Although the roots of EBITDA (used as FAVÖK in Turkey) date back to the late 1970s, it has become one of the most debated financial indicators in the business world in recent years. Once regarded as the "must-have" metric for bosses, CEOs, and investors, EBITDA is now being questioned as to whether it is a sufficient measure on its own.

The main point of criticism is that it excludes borrowing costs, tax burdens, and the real impact on cash flow. For this reason, many managers and experts argue that EBITDA is only meaningful when considered alongside indicators such as net profit and free cash flow.

The concept of EBITDA was developed in the late 1970s by American businessman and Tele-Communications CEO John Malone. The aim was to create a metric that could more clearly show the operational performance of companies growing with high debt. This approach, which bypasses taxes, interest, and non-cash expenses, became attractive to investors, especially during periods of leveraged growth. Since the 1980s, EBITDA has spread rapidly and played a central role in company valuations for many years.

One of the harshest criticisms of EBITDA came from Warren Buffett. The founder of Berkshire Hathaway argued that EBITDA is used to "dress up" financial statements and openly stated that they do not invest in companies that prioritize this metric. While not as severe as Buffett’s approach, many CEOs and finance managers today agree that EBITDA is a limited indicator.

The CEO of Diageo Turkey emphasizes that while EBITDA is useful for evaluating operational performance, it is not sufficient on its own:

"EBITDA is a good indicator for operational performance evaluation. However, it does not fully reflect financial health because it excludes borrowing costs, tax obligations, and the impact on cash flow."

According to the CEO, for a healthy performance reading, revenue growth, profitability increase, and positive cash flow must be evaluated together. Additionally, indicators such as employee engagement, ecosystem health, and stakeholder satisfaction are closely monitored.

İhsan Erbil Bayçöl, CEO of Enerjisa Üretim, points out the risk of focusing on a single financial indicator. Emphasizing that they make decisions using scenario-based projections and multiple metrics, Bayçöl says he does not agree with the "number one indicator" philosophy. A similar view is shared by Hermann Simon, author of Hidden Champions, who believes "the number one indicator is net profit."

Academic and corporate research also supports this view. According to an analysis by the American Bankruptcy Institute, one-third of companies entering bankruptcy protection programs had positive EBITDA values before entering the program. However, the free cash flows of these companies had turned negative. This picture reveals that EBITDA alone cannot reflect a company's true financial resilience.

The general trend in the business world is not to exclude EBITDA entirely, but to evaluate it alongside indicators such as cash flow, net profit, share value, customer data, and sustainability.

  • Ozan Diren (CEO, Dimes): Emphasizes that measuring success solely with financial metrics is no longer enough: "We read sustainable profitability alongside innovation, producer trust, and consumer loyalty."
  • Şükrü Bekdikhan (CEO, Mercedes-Benz Turkey): Draws attention to value-oriented growth, stating that it encompasses not only financial profitability but also customer satisfaction and sustainability.

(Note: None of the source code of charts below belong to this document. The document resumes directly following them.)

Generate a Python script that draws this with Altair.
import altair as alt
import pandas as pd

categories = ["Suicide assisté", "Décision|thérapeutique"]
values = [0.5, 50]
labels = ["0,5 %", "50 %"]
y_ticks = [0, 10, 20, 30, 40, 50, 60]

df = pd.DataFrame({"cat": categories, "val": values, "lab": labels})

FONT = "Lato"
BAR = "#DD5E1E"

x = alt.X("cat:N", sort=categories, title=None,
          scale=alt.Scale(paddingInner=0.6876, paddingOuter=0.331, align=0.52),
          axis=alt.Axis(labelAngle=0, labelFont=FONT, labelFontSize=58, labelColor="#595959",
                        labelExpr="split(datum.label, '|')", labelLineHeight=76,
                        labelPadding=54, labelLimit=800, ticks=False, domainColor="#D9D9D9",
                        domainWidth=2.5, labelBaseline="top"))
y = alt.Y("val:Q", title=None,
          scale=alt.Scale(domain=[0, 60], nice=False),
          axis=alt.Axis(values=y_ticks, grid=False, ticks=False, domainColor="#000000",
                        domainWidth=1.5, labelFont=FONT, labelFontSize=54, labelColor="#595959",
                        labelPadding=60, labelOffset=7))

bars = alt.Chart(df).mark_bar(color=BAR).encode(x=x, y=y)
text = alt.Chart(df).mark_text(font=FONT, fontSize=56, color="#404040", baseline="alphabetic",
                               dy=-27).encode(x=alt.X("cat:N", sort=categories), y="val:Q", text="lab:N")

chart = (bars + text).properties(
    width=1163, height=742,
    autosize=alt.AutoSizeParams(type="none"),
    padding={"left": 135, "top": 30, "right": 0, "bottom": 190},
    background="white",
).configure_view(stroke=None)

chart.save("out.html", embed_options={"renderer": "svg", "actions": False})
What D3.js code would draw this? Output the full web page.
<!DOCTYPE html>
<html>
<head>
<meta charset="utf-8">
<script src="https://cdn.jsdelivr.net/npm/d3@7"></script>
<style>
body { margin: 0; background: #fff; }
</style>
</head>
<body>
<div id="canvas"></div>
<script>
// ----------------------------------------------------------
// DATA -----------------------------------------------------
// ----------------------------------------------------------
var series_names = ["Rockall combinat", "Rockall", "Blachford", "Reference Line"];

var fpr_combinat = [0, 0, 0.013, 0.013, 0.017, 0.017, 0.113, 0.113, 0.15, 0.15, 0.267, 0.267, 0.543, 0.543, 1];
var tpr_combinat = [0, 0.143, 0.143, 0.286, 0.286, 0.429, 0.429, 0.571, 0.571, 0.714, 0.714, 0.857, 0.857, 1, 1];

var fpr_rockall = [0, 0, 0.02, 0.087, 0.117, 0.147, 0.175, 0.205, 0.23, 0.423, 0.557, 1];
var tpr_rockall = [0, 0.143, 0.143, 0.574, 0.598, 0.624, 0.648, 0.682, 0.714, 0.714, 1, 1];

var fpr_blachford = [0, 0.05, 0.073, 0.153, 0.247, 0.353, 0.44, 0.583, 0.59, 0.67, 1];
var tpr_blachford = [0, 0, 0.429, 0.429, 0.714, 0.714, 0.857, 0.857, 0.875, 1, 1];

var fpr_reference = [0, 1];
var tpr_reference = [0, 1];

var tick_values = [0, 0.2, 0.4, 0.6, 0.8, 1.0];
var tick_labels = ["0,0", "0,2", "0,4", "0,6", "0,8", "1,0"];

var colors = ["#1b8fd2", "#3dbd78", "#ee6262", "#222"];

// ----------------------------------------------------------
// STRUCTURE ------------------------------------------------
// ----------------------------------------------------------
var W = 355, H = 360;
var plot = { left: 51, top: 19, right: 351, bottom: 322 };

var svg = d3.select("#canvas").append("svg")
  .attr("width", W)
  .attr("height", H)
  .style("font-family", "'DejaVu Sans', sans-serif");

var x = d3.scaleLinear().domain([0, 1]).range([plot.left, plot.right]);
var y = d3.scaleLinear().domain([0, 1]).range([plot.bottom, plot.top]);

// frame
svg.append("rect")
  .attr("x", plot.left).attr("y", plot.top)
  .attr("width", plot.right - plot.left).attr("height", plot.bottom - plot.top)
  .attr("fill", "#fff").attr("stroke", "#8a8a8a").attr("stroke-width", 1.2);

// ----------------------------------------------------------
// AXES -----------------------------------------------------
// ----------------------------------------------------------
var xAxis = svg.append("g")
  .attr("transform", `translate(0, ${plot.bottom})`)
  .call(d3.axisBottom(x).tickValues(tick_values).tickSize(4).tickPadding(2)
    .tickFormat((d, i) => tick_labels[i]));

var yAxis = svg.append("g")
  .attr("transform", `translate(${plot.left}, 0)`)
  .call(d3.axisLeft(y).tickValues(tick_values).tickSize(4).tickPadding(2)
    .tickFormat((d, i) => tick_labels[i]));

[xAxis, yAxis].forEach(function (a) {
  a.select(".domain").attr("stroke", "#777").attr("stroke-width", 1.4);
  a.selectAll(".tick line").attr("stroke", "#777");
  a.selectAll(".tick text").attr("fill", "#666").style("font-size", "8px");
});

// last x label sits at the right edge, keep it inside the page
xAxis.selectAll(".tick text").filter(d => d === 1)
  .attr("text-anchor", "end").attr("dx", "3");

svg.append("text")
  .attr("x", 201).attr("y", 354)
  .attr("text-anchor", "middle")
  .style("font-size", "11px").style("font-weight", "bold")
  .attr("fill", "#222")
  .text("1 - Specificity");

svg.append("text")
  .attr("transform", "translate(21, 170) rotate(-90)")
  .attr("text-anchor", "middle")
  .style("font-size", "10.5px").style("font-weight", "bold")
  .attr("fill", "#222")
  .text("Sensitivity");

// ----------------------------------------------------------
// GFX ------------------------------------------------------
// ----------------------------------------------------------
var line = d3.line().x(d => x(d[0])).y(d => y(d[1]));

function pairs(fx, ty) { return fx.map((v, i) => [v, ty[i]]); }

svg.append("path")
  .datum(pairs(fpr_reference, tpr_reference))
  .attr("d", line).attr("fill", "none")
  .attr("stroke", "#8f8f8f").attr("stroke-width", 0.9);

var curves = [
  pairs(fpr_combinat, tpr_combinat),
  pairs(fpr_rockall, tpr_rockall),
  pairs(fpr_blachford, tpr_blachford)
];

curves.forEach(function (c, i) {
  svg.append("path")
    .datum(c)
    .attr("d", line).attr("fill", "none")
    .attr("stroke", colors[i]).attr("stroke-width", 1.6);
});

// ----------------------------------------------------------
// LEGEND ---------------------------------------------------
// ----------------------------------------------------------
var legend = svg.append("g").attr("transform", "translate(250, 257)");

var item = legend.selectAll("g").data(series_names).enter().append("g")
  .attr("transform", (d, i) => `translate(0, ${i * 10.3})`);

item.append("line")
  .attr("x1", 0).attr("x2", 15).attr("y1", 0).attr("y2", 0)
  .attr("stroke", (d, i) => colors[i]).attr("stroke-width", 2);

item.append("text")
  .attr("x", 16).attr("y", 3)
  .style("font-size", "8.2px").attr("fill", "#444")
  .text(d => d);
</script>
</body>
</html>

EBITDA is still an important indicator. However, the view increasingly accepted in the business world is: It is not "Number 1" on its own.

EBITDA-focused evaluations made without considering the company's stage, industry dynamics, and economic conditions can lead to misleading results. Therefore, financial success is now measured not by a single figure, but through a multi-dimensional perspective.